Figure scripts
__________________________________________________

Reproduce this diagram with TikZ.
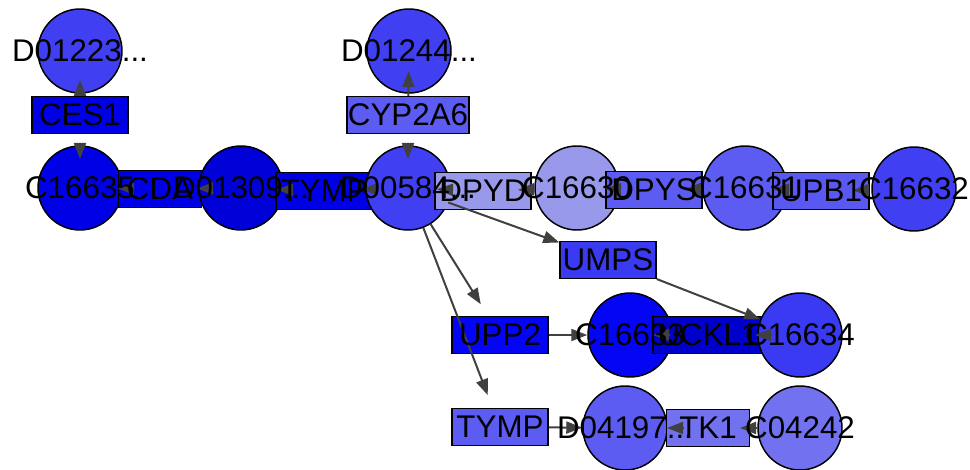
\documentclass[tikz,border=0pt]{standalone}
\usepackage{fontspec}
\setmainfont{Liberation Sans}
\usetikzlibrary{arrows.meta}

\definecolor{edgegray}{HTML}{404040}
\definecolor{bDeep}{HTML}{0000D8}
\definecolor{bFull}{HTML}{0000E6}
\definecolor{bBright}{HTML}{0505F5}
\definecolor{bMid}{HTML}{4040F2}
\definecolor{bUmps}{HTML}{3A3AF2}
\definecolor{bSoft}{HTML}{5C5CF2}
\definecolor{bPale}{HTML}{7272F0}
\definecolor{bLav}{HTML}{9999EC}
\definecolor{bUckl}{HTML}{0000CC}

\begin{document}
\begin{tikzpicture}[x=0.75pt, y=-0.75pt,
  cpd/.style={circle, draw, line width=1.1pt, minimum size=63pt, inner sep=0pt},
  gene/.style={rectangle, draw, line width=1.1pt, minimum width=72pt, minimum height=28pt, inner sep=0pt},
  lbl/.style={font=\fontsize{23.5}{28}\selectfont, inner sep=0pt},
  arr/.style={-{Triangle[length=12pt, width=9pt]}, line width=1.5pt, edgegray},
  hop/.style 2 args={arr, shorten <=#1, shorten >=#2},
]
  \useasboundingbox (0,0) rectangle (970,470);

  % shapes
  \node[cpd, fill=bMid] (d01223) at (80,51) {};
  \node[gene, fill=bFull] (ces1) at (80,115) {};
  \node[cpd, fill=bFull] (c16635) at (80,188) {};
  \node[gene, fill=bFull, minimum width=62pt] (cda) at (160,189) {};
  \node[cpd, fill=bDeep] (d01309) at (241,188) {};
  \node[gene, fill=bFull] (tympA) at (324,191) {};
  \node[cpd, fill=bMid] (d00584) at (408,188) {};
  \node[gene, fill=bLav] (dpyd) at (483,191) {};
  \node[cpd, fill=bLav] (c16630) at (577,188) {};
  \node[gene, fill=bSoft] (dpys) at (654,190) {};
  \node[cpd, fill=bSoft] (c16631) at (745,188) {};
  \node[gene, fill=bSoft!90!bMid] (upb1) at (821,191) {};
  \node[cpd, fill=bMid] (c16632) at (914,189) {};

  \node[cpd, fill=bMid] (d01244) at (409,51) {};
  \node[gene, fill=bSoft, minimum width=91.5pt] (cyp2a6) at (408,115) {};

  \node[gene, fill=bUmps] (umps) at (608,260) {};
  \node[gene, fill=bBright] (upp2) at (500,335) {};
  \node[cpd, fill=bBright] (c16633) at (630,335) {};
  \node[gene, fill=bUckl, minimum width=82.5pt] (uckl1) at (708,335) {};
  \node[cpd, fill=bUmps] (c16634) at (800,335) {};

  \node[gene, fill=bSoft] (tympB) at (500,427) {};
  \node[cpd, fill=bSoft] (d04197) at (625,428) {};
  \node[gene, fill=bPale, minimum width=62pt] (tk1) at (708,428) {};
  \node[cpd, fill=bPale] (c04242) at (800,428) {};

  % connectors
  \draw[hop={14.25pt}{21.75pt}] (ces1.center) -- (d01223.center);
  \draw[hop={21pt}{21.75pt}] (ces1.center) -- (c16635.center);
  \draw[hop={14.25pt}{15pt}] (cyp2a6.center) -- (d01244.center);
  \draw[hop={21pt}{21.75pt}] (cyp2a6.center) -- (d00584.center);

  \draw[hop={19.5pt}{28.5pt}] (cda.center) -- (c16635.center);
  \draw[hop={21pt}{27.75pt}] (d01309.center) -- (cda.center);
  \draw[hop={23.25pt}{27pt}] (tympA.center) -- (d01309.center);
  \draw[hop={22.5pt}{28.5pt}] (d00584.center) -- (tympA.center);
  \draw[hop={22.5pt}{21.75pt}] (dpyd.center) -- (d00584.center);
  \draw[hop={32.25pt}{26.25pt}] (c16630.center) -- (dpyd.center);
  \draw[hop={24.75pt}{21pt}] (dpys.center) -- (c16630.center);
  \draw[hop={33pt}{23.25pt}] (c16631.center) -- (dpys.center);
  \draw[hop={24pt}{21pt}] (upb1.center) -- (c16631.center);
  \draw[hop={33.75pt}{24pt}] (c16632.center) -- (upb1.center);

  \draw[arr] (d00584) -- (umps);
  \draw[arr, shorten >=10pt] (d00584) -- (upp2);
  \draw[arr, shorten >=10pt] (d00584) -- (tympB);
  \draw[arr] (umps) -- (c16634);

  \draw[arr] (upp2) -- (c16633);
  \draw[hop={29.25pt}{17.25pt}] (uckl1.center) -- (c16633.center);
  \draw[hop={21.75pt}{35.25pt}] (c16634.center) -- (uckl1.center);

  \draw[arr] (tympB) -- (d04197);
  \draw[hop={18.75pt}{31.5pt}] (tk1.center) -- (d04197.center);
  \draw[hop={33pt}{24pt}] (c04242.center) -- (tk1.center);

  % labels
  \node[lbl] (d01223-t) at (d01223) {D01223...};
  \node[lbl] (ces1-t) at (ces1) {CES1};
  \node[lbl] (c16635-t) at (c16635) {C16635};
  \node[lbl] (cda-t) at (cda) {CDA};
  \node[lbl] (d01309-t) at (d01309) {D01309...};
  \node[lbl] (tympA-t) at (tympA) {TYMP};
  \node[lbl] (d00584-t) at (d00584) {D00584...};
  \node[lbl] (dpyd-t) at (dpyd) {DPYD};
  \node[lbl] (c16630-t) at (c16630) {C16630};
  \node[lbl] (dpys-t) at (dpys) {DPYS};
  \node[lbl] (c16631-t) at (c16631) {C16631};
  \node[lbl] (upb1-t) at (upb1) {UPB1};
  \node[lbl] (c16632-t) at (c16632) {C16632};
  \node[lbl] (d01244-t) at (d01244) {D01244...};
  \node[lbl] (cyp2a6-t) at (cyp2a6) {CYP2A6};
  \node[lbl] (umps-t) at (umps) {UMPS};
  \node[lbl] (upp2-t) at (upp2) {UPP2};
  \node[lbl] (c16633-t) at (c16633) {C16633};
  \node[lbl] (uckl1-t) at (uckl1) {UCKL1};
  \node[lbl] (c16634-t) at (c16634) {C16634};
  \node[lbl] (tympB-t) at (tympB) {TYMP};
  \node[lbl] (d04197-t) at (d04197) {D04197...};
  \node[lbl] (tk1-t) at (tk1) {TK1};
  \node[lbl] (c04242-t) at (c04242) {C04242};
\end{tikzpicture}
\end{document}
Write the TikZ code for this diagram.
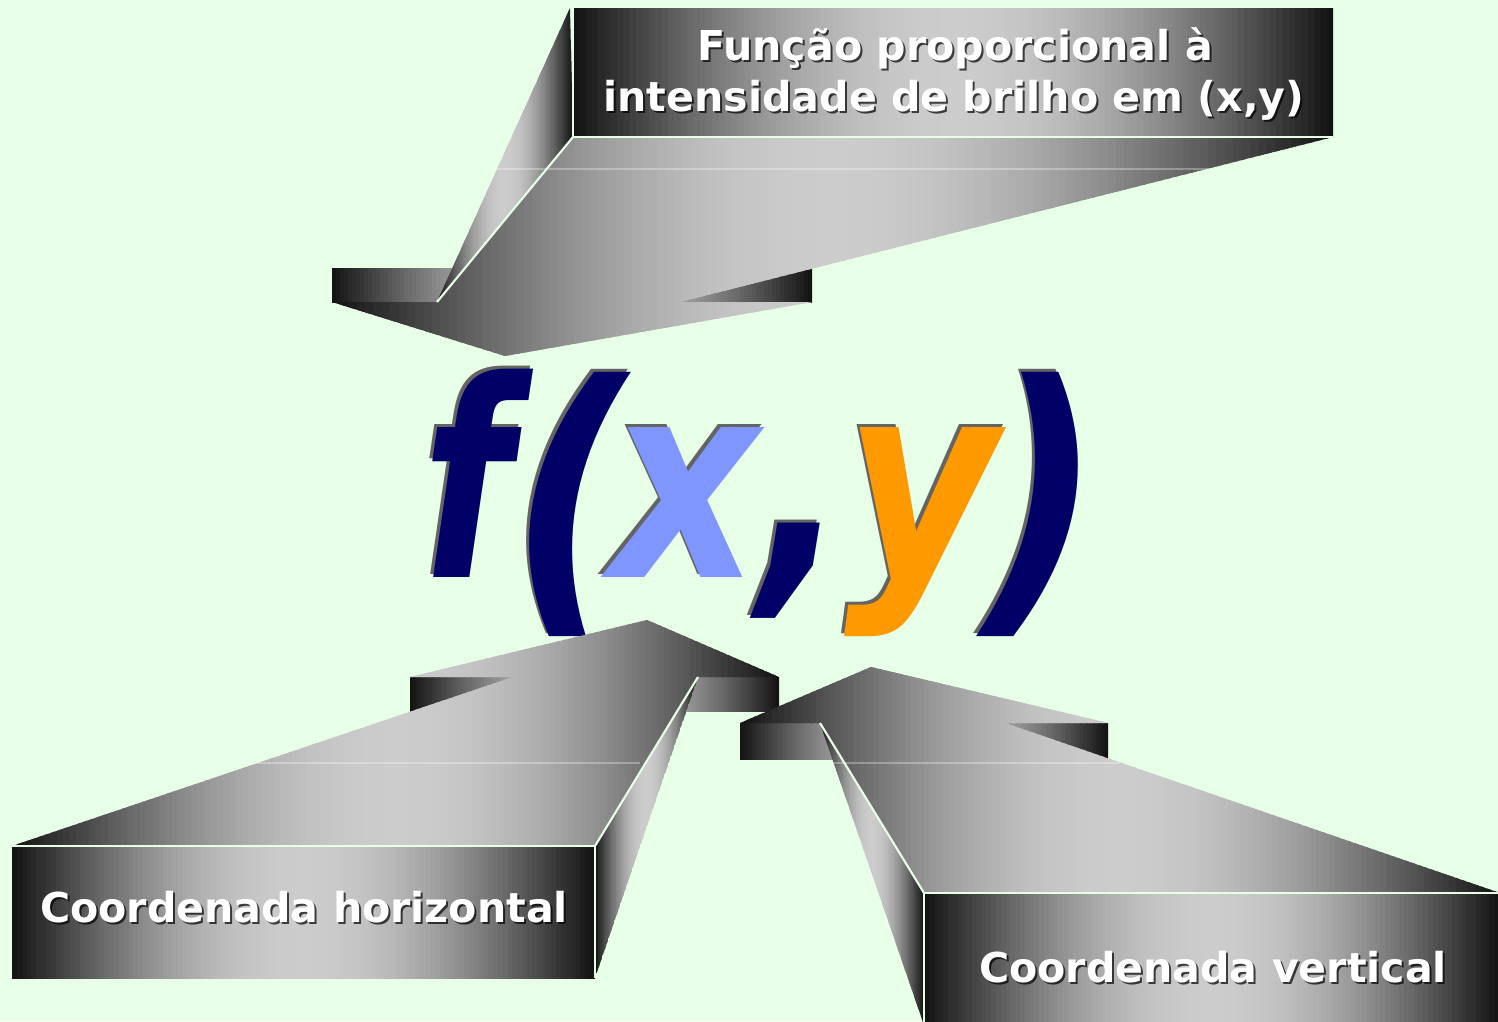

__________________________________________________

Required task
Make an exact copy of all the material, but keep the pictures out of it.

Result of this task
Reproduce this diagram with TikZ.
\documentclass[tikz,border=0pt]{standalone}
\usepackage{fontspec}
\setmainfont{Liberation Sans}
\usetikzlibrary{arrows.meta}

\definecolor{edgegray}{HTML}{404040}
\definecolor{bDeep}{HTML}{0000D8}
\definecolor{bFull}{HTML}{0000E6}
\definecolor{bBright}{HTML}{0505F5}
\definecolor{bMid}{HTML}{4040F2}
\definecolor{bUmps}{HTML}{3A3AF2}
\definecolor{bSoft}{HTML}{5C5CF2}
\definecolor{bPale}{HTML}{7272F0}
\definecolor{bLav}{HTML}{9999EC}
\definecolor{bUckl}{HTML}{0000CC}

\begin{document}
\begin{tikzpicture}[x=0.75pt, y=-0.75pt,
  cpd/.style={circle, draw, line width=1.1pt, minimum size=63pt, inner sep=0pt},
  gene/.style={rectangle, draw, line width=1.1pt, minimum width=72pt, minimum height=28pt, inner sep=0pt},
  lbl/.style={font=\fontsize{23.5}{28}\selectfont, inner sep=0pt},
  arr/.style={-{Triangle[length=12pt, width=9pt]}, line width=1.5pt, edgegray},
  hop/.style 2 args={arr, shorten <=#1, shorten >=#2},
]
  \useasboundingbox (0,0) rectangle (970,470);

  % shapes
  \node[cpd, fill=bMid] (d01223) at (80,51) {};
  \node[gene, fill=bFull] (ces1) at (80,115) {};
  \node[cpd, fill=bFull] (c16635) at (80,188) {};
  \node[gene, fill=bFull, minimum width=62pt] (cda) at (160,189) {};
  \node[cpd, fill=bDeep] (d01309) at (241,188) {};
  \node[gene, fill=bFull] (tympA) at (324,191) {};
  \node[cpd, fill=bMid] (d00584) at (408,188) {};
  \node[gene, fill=bLav] (dpyd) at (483,191) {};
  \node[cpd, fill=bLav] (c16630) at (577,188) {};
  \node[gene, fill=bSoft] (dpys) at (654,190) {};
  \node[cpd, fill=bSoft] (c16631) at (745,188) {};
  \node[gene, fill=bSoft!90!bMid] (upb1) at (821,191) {};
  \node[cpd, fill=bMid] (c16632) at (914,189) {};

  \node[cpd, fill=bMid] (d01244) at (409,51) {};
  \node[gene, fill=bSoft, minimum width=91.5pt] (cyp2a6) at (408,115) {};

  \node[gene, fill=bUmps] (umps) at (608,260) {};
  \node[gene, fill=bBright] (upp2) at (500,335) {};
  \node[cpd, fill=bBright] (c16633) at (630,335) {};
  \node[gene, fill=bUckl, minimum width=82.5pt] (uckl1) at (708,335) {};
  \node[cpd, fill=bUmps] (c16634) at (800,335) {};

  \node[gene, fill=bSoft] (tympB) at (500,427) {};
  \node[cpd, fill=bSoft] (d04197) at (625,428) {};
  \node[gene, fill=bPale, minimum width=62pt] (tk1) at (708,428) {};
  \node[cpd, fill=bPale] (c04242) at (800,428) {};

  % connectors
  \draw[hop={14.25pt}{21.75pt}] (ces1.center) -- (d01223.center);
  \draw[hop={21pt}{21.75pt}] (ces1.center) -- (c16635.center);
  \draw[hop={14.25pt}{15pt}] (cyp2a6.center) -- (d01244.center);
  \draw[hop={21pt}{21.75pt}] (cyp2a6.center) -- (d00584.center);

  \draw[hop={19.5pt}{28.5pt}] (cda.center) -- (c16635.center);
  \draw[hop={21pt}{27.75pt}] (d01309.center) -- (cda.center);
  \draw[hop={23.25pt}{27pt}] (tympA.center) -- (d01309.center);
  \draw[hop={22.5pt}{28.5pt}] (d00584.center) -- (tympA.center);
  \draw[hop={22.5pt}{21.75pt}] (dpyd.center) -- (d00584.center);
  \draw[hop={32.25pt}{26.25pt}] (c16630.center) -- (dpyd.center);
  \draw[hop={24.75pt}{21pt}] (dpys.center) -- (c16630.center);
  \draw[hop={33pt}{23.25pt}] (c16631.center) -- (dpys.center);
  \draw[hop={24pt}{21pt}] (upb1.center) -- (c16631.center);
  \draw[hop={33.75pt}{24pt}] (c16632.center) -- (upb1.center);

  \draw[arr] (d00584) -- (umps);
  \draw[arr, shorten >=10pt] (d00584) -- (upp2);
  \draw[arr, shorten >=10pt] (d00584) -- (tympB);
  \draw[arr] (umps) -- (c16634);

  \draw[arr] (upp2) -- (c16633);
  \draw[hop={29.25pt}{17.25pt}] (uckl1.center) -- (c16633.center);
  \draw[hop={21.75pt}{35.25pt}] (c16634.center) -- (uckl1.center);

  \draw[arr] (tympB) -- (d04197);
  \draw[hop={18.75pt}{31.5pt}] (tk1.center) -- (d04197.center);
  \draw[hop={33pt}{24pt}] (c04242.center) -- (tk1.center);

  % labels
  \node[lbl] (d01223-t) at (d01223) {D01223...};
  \node[lbl] (ces1-t) at (ces1) {CES1};
  \node[lbl] (c16635-t) at (c16635) {C16635};
  \node[lbl] (cda-t) at (cda) {CDA};
  \node[lbl] (d01309-t) at (d01309) {D01309...};
  \node[lbl] (tympA-t) at (tympA) {TYMP};
  \node[lbl] (d00584-t) at (d00584) {D00584...};
  \node[lbl] (dpyd-t) at (dpyd) {DPYD};
  \node[lbl] (c16630-t) at (c16630) {C16630};
  \node[lbl] (dpys-t) at (dpys) {DPYS};
  \node[lbl] (c16631-t) at (c16631) {C16631};
  \node[lbl] (upb1-t) at (upb1) {UPB1};
  \node[lbl] (c16632-t) at (c16632) {C16632};
  \node[lbl] (d01244-t) at (d01244) {D01244...};
  \node[lbl] (cyp2a6-t) at (cyp2a6) {CYP2A6};
  \node[lbl] (umps-t) at (umps) {UMPS};
  \node[lbl] (upp2-t) at (upp2) {UPP2};
  \node[lbl] (c16633-t) at (c16633) {C16633};
  \node[lbl] (uckl1-t) at (uckl1) {UCKL1};
  \node[lbl] (c16634-t) at (c16634) {C16634};
  \node[lbl] (tympB-t) at (tympB) {TYMP};
  \node[lbl] (d04197-t) at (d04197) {D04197...};
  \node[lbl] (tk1-t) at (tk1) {TK1};
  \node[lbl] (c04242-t) at (c04242) {C04242};
\end{tikzpicture}
\end{document}
Write the TikZ code for this diagram.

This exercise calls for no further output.